Quand j’aurai récupéré mon corps
Je travaille comme formatrice en Français Langue Étrangère dans le centre social d’un quartier prioritaire à Nancy.
Un nouveau centre d’hébergement a ouvert en périphérie de la ville. L’ancienne maison des gardes forestiers est devenue un lieu d’accueil pour les migrants. Seule l’autoroute et la nationale permettent d’y accéder. Parfois, quand je rentre chez moi, je vois une silhouette marcher le long de la route.
Un soir, je raccompagne A., un jeune érythréen, arrivé récemment après un séjour à Calais. Nous discutons sur le trajet et je remarque le message tatoué sur sa main droite : Fight to live. J’interroge le sens qu’il donne à ces mots. Il me répond que c’est sa vérité, que sa vie est comme ça. Ce tatouage est la première chose qu’il s’est offert, après avoir obtenu l’allocation pour demandeur d’asile.
Puis, il me montre son dos, effleure ses omoplates avec ses doigts et dit : “Quand j’aurai récupéré mon corps, je me tatouerai un aigle, comme ça, d’une épaule à l’autre.”
Je ne sais rien de son histoire. Je connais pourtant la grande Histoire, et je peux imaginer comment elle impacte la sienne, et comment elle a pu marquer sa chair. Le corps de A. a traversé les déserts, la faim, la soif, la peur, la solitude, l’indicible Libye. Ce corps qu’il n’a plus, je me demande quand, comment et où il l’a perdu. Ses mots me percutent, un bruit sourd m’enveloppe à l’évocation de cette consistance disparue.
Il me confie plus tard qu’il n’aime plus son visage, qu’il ressemble déjà à un mort tant il est amaigri. Comment porter cette mort qu’on a frôlée, et cette vie dont on a été privé ? Comment accueillir ce qu’il y a toujours de soi, et ce qui peut advenir? Comment se re-garder?
Chaque jour, au travail, je les accueille et je vois leur corps. Certains sont maigres, abimés, leurs yeux n’ont pas dormi, leurs dos sont courbés, leurs barbes et cheveux blanchis. Je m’interroge sur la douleur de porter non seulement les souvenirs des maltraitances, mais aussi les traces de ces mémoires. Ce que le miroir ne trahit pas.

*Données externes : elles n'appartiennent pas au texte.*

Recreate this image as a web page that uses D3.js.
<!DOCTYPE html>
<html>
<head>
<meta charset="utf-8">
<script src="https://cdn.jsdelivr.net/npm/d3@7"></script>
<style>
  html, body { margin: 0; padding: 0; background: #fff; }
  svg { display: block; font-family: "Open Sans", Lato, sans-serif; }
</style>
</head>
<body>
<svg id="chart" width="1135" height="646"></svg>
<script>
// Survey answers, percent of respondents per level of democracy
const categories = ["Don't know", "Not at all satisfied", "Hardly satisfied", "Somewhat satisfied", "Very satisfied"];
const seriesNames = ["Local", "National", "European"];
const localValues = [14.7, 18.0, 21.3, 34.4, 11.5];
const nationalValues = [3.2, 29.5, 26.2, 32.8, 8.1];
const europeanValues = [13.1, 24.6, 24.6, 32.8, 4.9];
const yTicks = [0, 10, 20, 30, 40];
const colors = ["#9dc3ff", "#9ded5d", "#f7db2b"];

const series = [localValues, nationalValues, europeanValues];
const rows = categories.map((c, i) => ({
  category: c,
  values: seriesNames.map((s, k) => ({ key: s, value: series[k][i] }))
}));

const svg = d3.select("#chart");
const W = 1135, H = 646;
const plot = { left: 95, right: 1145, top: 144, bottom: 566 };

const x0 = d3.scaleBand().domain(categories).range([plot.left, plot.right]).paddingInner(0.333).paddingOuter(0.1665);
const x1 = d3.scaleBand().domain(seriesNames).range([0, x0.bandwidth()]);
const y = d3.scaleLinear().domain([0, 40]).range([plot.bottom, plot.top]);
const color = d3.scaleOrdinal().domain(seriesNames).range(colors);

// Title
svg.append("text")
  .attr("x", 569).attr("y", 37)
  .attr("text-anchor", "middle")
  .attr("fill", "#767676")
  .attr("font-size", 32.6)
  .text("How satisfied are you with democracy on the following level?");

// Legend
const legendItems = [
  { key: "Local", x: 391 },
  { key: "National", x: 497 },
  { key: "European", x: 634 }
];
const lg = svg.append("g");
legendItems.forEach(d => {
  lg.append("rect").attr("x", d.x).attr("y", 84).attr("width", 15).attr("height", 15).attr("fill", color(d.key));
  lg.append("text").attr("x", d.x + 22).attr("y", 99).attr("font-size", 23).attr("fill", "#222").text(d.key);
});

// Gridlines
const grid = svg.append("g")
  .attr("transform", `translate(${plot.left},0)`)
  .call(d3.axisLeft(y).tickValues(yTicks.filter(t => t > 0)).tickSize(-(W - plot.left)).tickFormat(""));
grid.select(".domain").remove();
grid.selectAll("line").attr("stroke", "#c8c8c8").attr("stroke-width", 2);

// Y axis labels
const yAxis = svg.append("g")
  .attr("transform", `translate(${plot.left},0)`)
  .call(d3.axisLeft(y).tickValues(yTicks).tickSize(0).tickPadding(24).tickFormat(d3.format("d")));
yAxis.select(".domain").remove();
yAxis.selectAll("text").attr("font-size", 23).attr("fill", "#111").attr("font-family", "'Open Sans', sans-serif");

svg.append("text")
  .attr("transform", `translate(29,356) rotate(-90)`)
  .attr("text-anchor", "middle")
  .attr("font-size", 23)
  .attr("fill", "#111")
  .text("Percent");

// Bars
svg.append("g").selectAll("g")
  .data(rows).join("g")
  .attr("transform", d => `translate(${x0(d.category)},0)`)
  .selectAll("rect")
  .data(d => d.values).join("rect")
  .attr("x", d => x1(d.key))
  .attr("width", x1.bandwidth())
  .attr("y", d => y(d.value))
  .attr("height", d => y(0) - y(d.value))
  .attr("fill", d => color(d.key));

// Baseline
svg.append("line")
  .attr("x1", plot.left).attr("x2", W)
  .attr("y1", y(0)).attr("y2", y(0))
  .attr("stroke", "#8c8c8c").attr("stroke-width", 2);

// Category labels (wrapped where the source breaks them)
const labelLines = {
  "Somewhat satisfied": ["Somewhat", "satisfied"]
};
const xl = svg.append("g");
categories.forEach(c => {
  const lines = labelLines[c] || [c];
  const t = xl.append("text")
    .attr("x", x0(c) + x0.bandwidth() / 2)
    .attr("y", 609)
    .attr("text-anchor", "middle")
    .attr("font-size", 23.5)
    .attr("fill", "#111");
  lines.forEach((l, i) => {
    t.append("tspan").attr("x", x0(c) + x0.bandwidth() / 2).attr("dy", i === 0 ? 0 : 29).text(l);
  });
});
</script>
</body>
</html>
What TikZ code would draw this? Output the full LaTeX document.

Ce soir-là, j’ai simplement dit à A. que je préférais les motifs plus discrets aux aigles omnipotents. On a beaucoup ri en dressant une liste de tatouages de mauvais goût.
Plus tard, alors que je lui demandais si nous pouvions nous rencontrer dans le cadre d’un entretien, il m’a envoyé une photo de son nouveau tatouage sur la main gauche. Le dos coûtait trop cher mais il le fera un jour. Quelque chose a changé chez A., entre mille autres choses. Le tatouage semble être une manière de signer son enveloppe. Il est une des perspectives à travers lesquelles se regarder, et se garder vivant.